Nos habían negado la entrada al albergue, al menos la entrada gratuita. Y nosotros, por aquel entonces, ya solo pagábamos por comer.
Habíamos entrado en el norte de Asturias,
concretamente en el pequeño pueblo “La Isla”.
Llevábamos todo el día pedaleando, empujando la
bicicleta y soportando el peso de nuestras alforjas. Apenas nos quedaba una
hora de luz y decidimos acercarnos a la playa a darnos un baño. Es extraño,
pero aún no nos habíamos bañado en la playa, y eso que nos acompañaba desde el
principio de nuestro camino.
Al llegar no tocamos ni el agua. Nos sentamos en la
arena formando un círculo y nos fumamos un cigarro casi en silencio. Estábamos
esperando la noche.
Cenamos con algunos peregrinos en una mesa de
madera gruesa, oscura, de esas que llevan muchos años allí, de esas que sabes
que van a durar toda la vida. Era agradable compartir vivencias con otras
personas, pero al cabo de poco ya me molestaba la conversación. Llevábamos
tanto tiempo solos que me había acostumbrado a lo bello del silencio.

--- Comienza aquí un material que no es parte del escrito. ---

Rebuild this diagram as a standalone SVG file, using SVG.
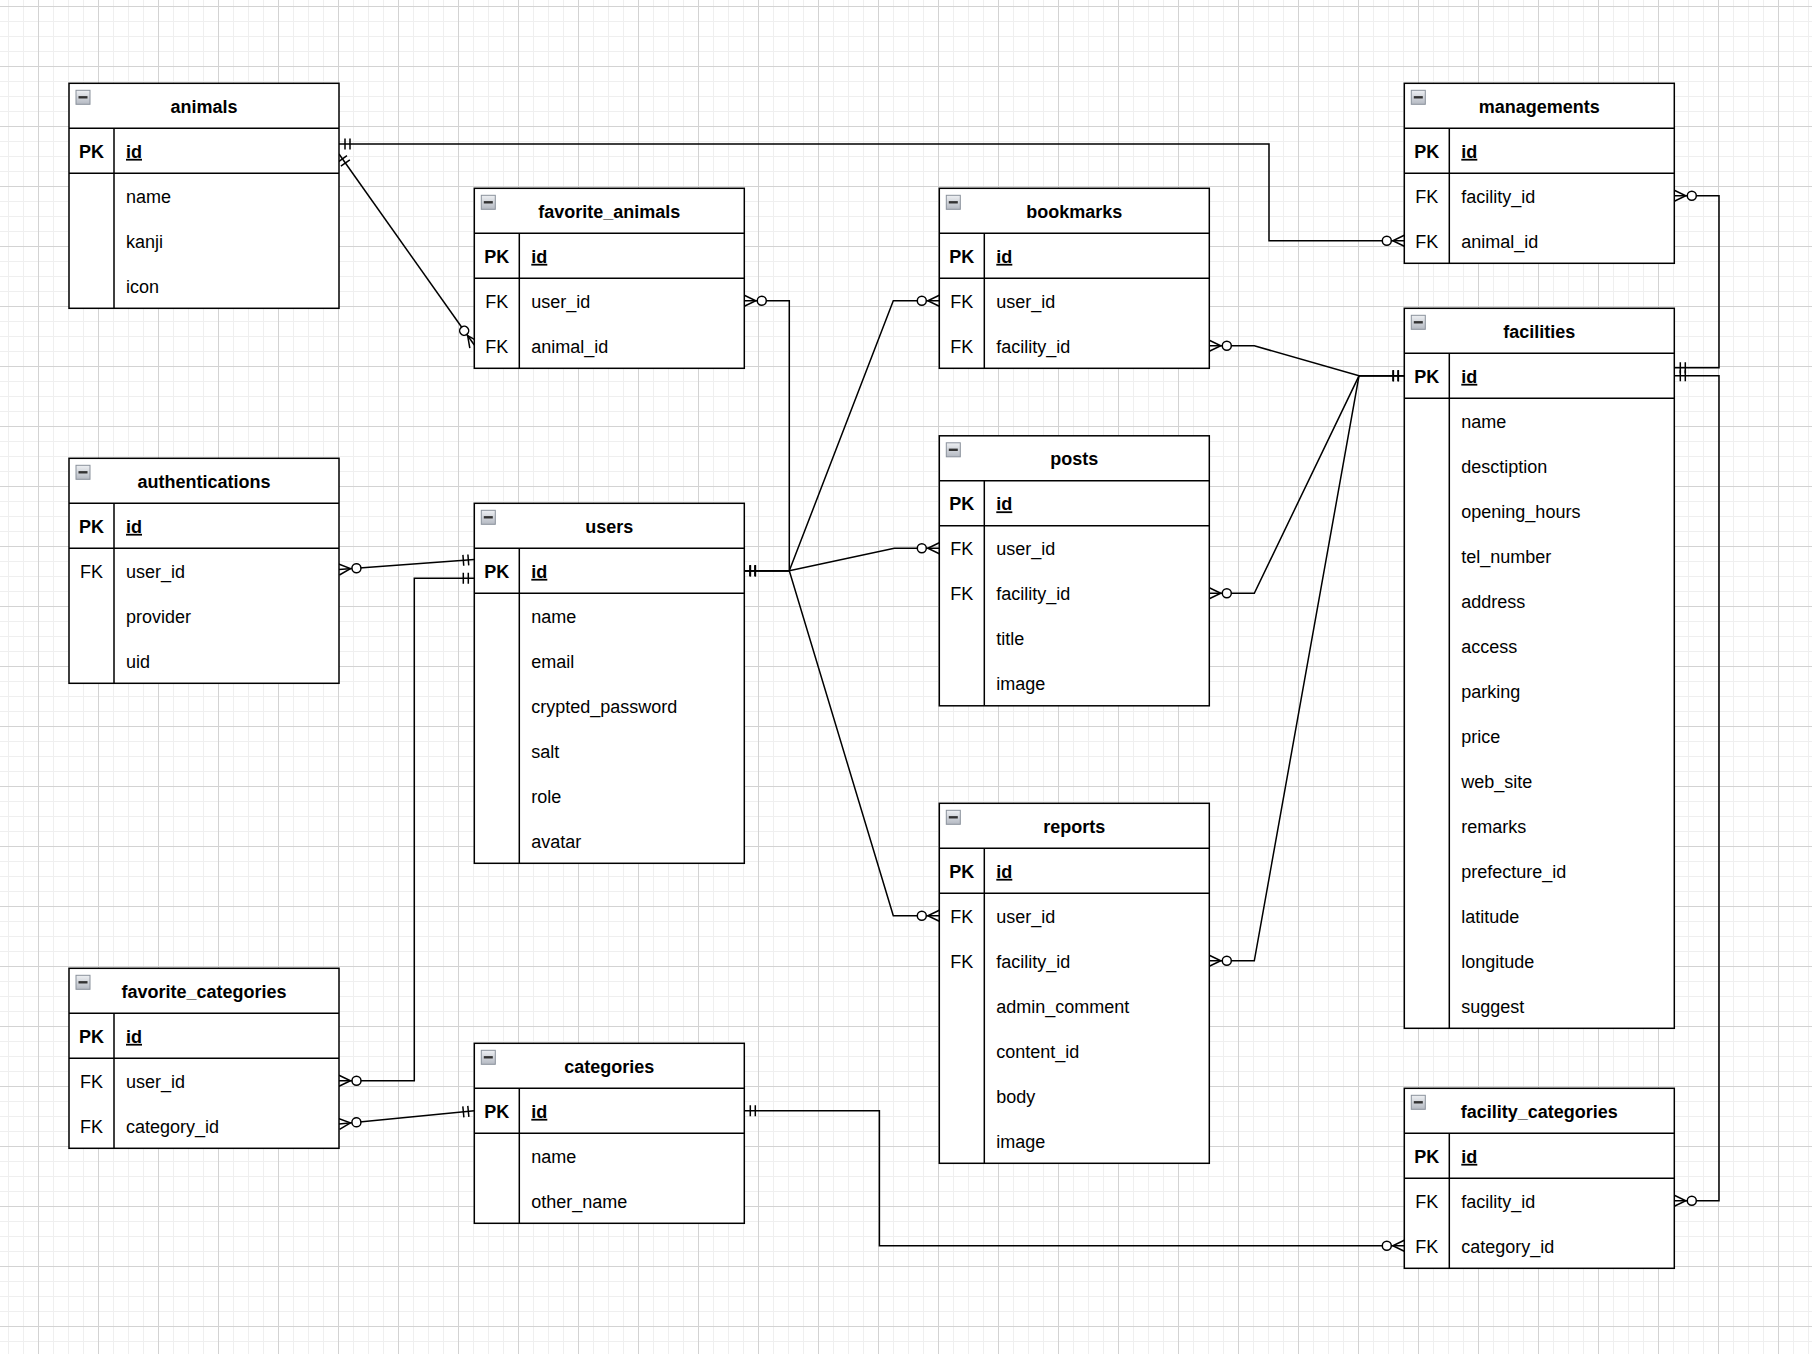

La cena nos condujo a la negra noche, y sin darnos
cuenta, todo el mundo se había ido a dormir. Todo el mundo menos nosotros, que
estábamos esperando como gatos hambrientos nuestra oportunidad.
Entramos en el albergue sigilosos, a sabiendas de
que quedaba algún colchón sin utilizar amontonado en una habitación. Tiempo
atrás nos hubiese importado molestar, o que alguien nos llamase la atención.
Pero la necesidad de dormir cómodo iba muy por encima de todo aquello.
No quisimos dormir dentro, eso ya no era para
nosotros. Siendo sincero, recuerdo que cada día que nos quedábamos sin techo
era un regalo, una oportunidad más de sentirnos completamente parte del
entorno.
Así fue que sacamos 3 colchones al exterior, a los
jardines de aquel pueblo tan bonito.
No teníamos sábanas, ni colchas, ni nada. Recuerdo
como utilizaba como almohada unos sucios tejanos, y su olor ya no me
disgustaba. Es más, olía a hogar. Y cuando estás tan lejos de todo, cualquier
sensación parecida es realmente agradable.
Esa noche fue sin lugar a dudas “la noche”, y ese
pueblo, La Isla, el mágico lugar donde pudimos sentirnos en libertad.
Contemplamos la máxima expresión de un todo y pudimos adorar a la nada.
Desde entonces, no he vuelto a ver tantas
estrellas, ni he sido tan frágil y a la vez tan fuerte.
Desde entonces que no respiro igual.
Dónde
estás, noche estrellada, ¿dónde estás? Te busco y no te encuentro, corro detrás
de tu sombra y te pierdo entre la niebla. No quedan pasos a seguir, no dejas
huella en tu camino.
Quizás
esta historia aún no está terminada, quizás tenga que volver a sentir la hierba
en mi espalda. Quizás la noche me persigue en sueños y me grita que vuelva, que
aún no hemos terminado.
Solo sé
que los olores de ayer cada vez me hacen más daño.
Y que si lo pienso, estoy
atrapado en una necesidad que creo, será eterna.